2. All supernatural or preternatural agencies are ruled out as a matter of course.

3. Not more than one secret room or passage is allowable.

4. No hitherto undiscovered poisons may be used, nor any appliance which will need a long scientific explanation at the end.

5. No Chinaman must figure in the story.

6. No accident must ever help the detective, nor must he have an unaccountable intuition which proves to be right.

7. The detective himself must not commit the crime.

8. The detective is bound to declare any clues which he may discover.

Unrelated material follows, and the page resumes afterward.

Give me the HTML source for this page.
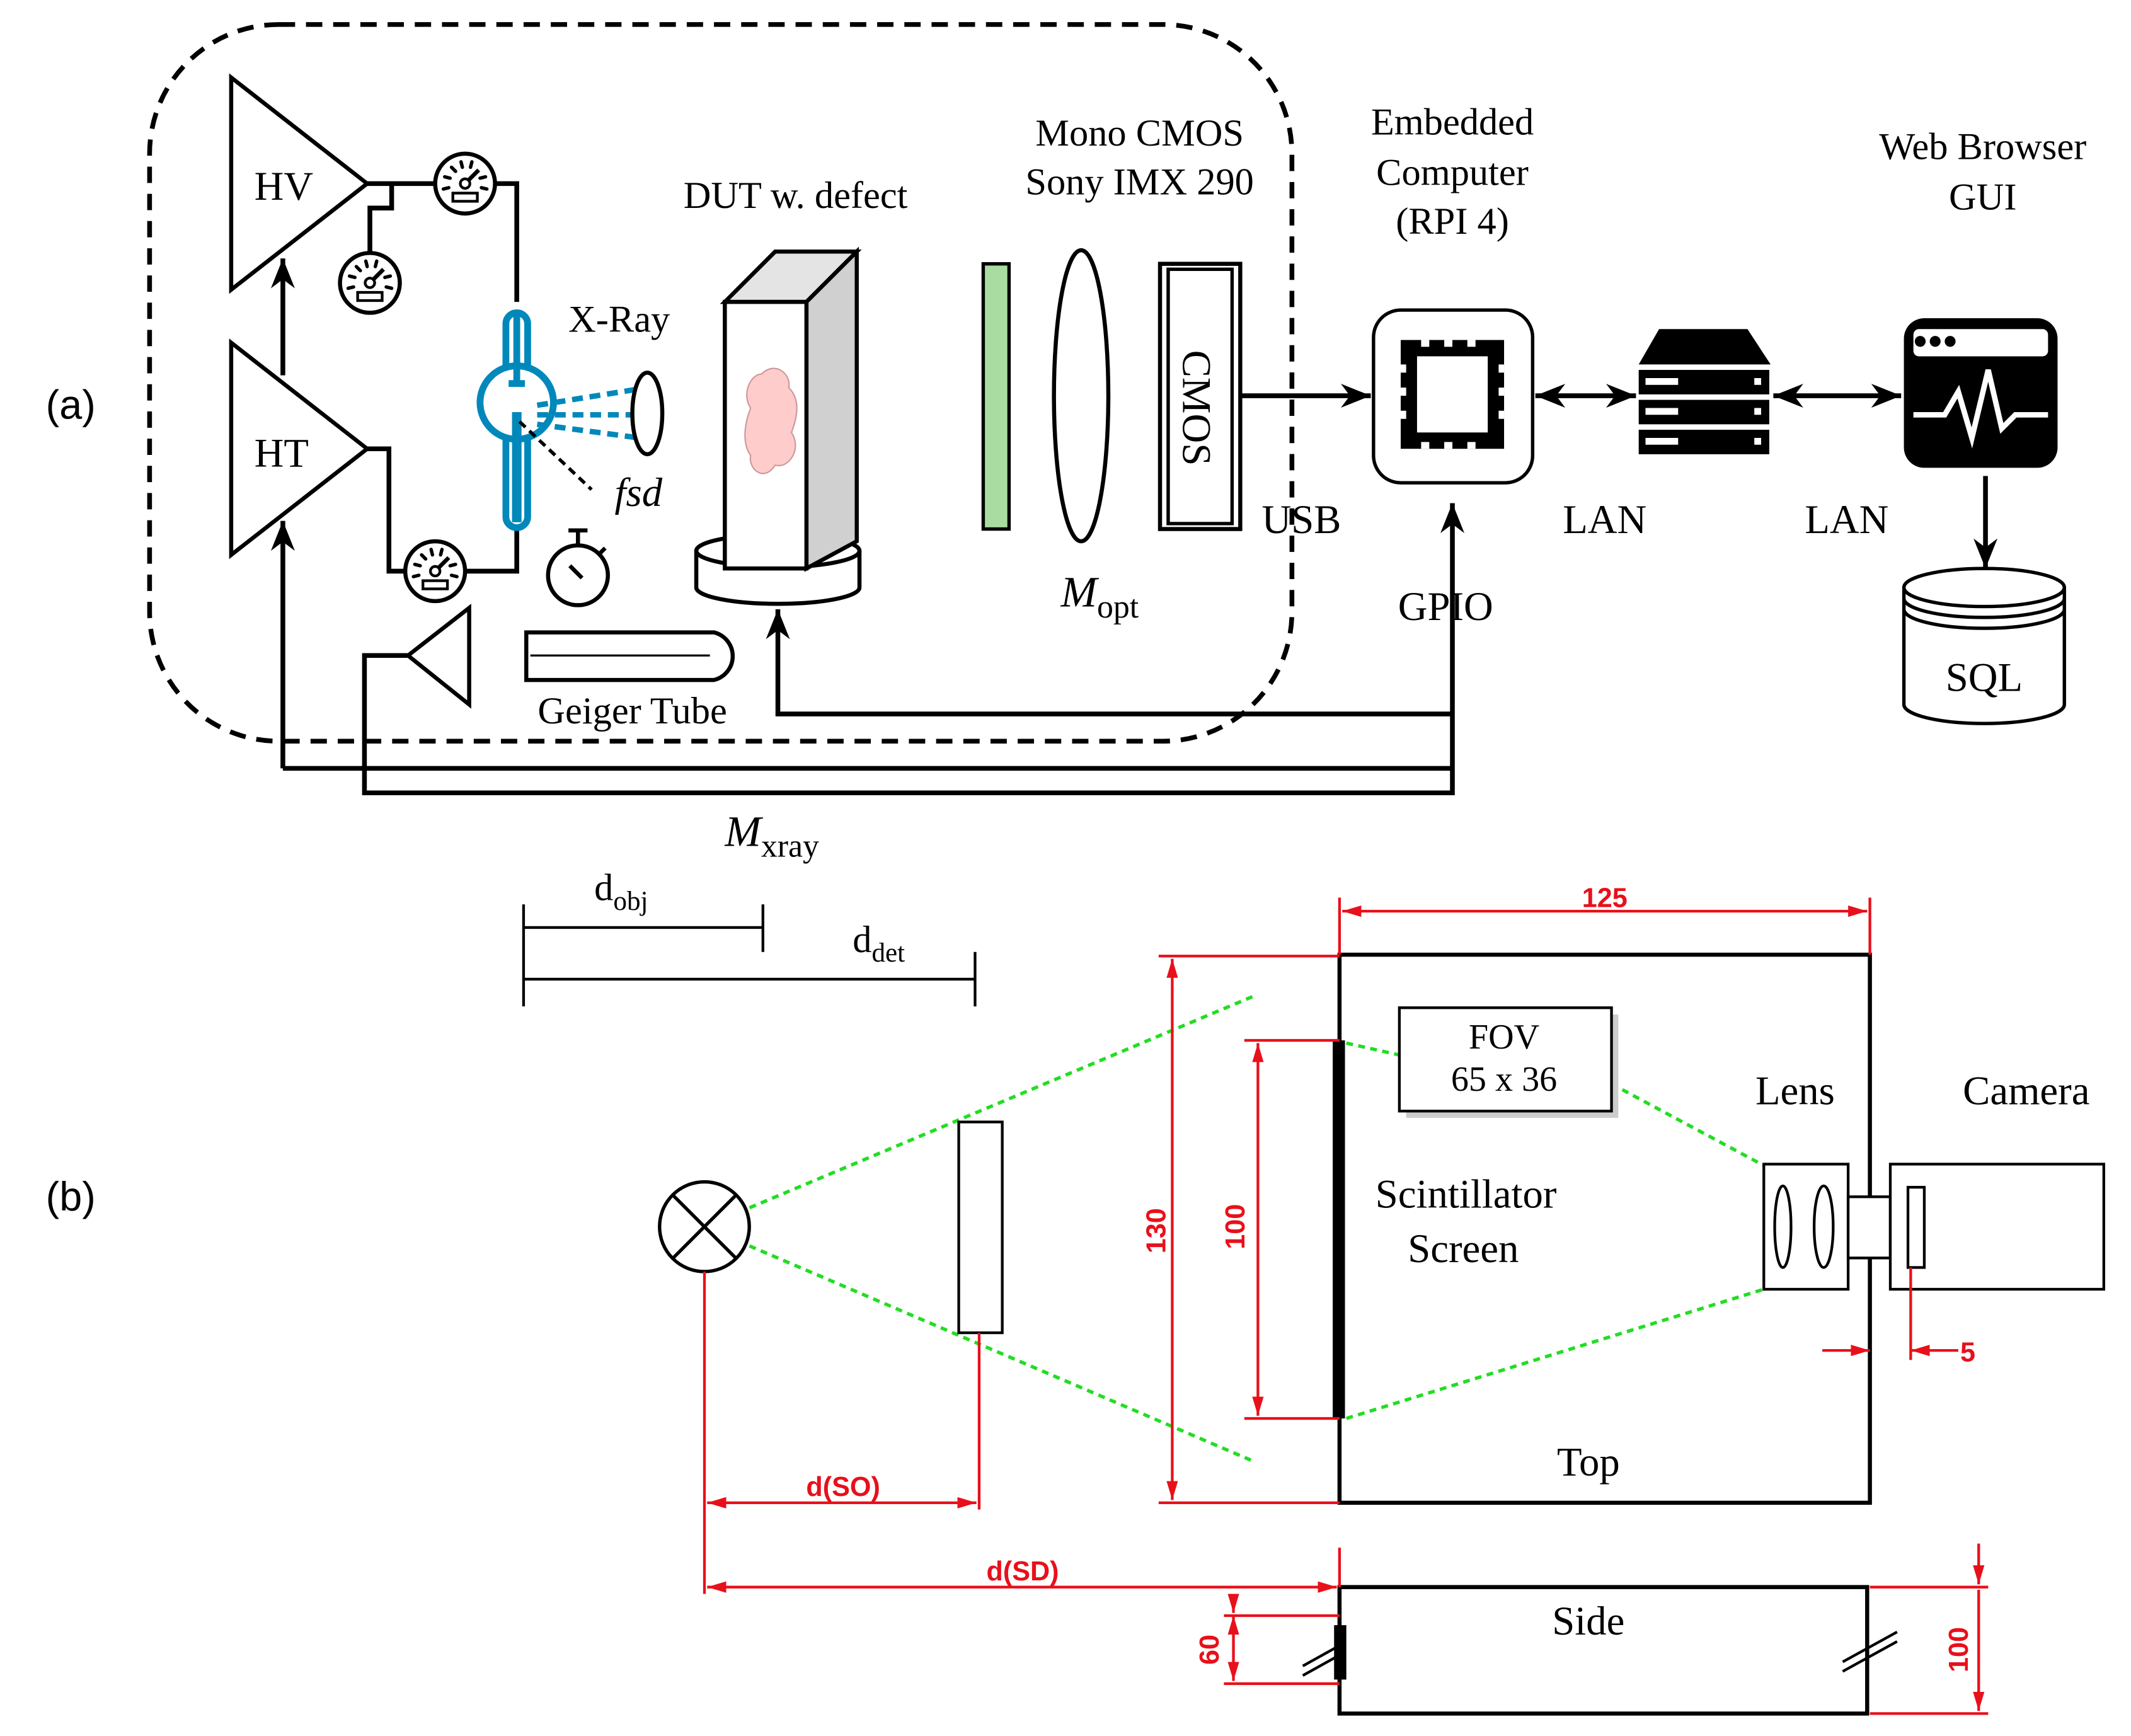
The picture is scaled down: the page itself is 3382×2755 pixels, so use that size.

9. The sidekick of the detective, the Watson, must not conceal from the reader any thoughts which pass through his mind, his intelligence must be slightly, but very slightly, below that of the average reader.

10. Twin brothers, and doubles generally, must not appear unless we have been duly prepared for them.

According to Knox, a detective story ‘must have as its main interest the unravelling of a mystery, a mystery whose elements are clearly presented to the reader at an early stage in the proceedings, and whose nature is such as to arouse curiosity, a curiosity, which is gratified at the end.’

The Murder Room's edition of Knox's first detective novel
The Murder Room's edition of
Knox's first detective novel
As a matter of clarification, in the light of modern-day sensitivities, the reasoning behind rule number five is that magazine stories in 1920s so often portrayed criminal masterminds as being of Chinese ethnicity that it had become something of a cliché, one that Knox believed was best avoided.

Knox was a prolific satirical writer and wrote many essays and books about religion.

He also wrote some crime short stories and six detective novels: The Viaduct Murder (1926), The Three Taps (1927), The Footsteps at the Lock (1928), The Body in the Silo (1933), Still Dead (1934), Double Cross Purposes (1937).

Paperback editions of all six detective novels were published by the former Orion imprint The Murder Room in 2013 and are still available from Amazon and Waterstones.

He also contributed to three collaboration works by the Detection Club; Behind the Screen (1930), The Floating Admiral (1931) and Six Against the Yard (1936).